In 2005, the Committee of Seventy produced a study on the Commerce Court. The Philadelphia Bar Association, and the Business Litigation Committee within its Business Law Section, have been involved with the creation and development of the Commerce Court since before its inception.

The Commerce Court has also posted over 1,000 judicial opinions on its website since 2000. In providing guidance to litigants and their lawyers, the Commerce Court makes these opinions searchable by topic as well.

==Municipal Court==
All criminal cases in Philadelphia initially go through Philadelphia Municipal Court, with 27 judges. The Municipal Court maintains jurisdiction over criminal cases where the maximum punishment possible for an offender is less than five years imprisonment. The Municipal Court's traffic division handles all traffic court matters arising within City limits. The Municipal Court also has jurisdiction over civil cases with an amount in controversy less than $12,000 (or $12,500 for fines and most debts owed to the City of Philadelphia, or $15,000 for delinquent real-estate taxes owed to the City and certain tax debts owed to the School District of Philadelphia). The civil division of the Municipal Court also has jurisdiction over all landlord-tenant disputes, residential or commercial, irrespective of the amount in controversy.

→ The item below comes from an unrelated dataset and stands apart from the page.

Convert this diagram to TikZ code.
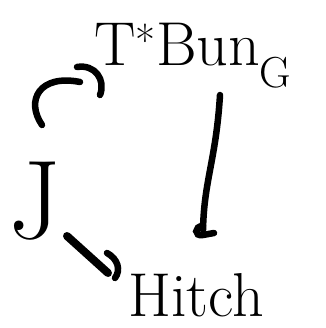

Appeals from the Municipal Court remain within the First Judicial District by becoming a matter of the Court of Common Pleas. Philadelphia is one of two counties in Pennsylvania that has a Municipal Court (the other being Pittsburgh). Criminal dockets would be MC-51-CR-*****-2007.

Summary offenses are heard in Community Court, the usual punishment from a summary offense is a small fine and/or community service. The summary dockets would be MC-51-SU-*****-2007.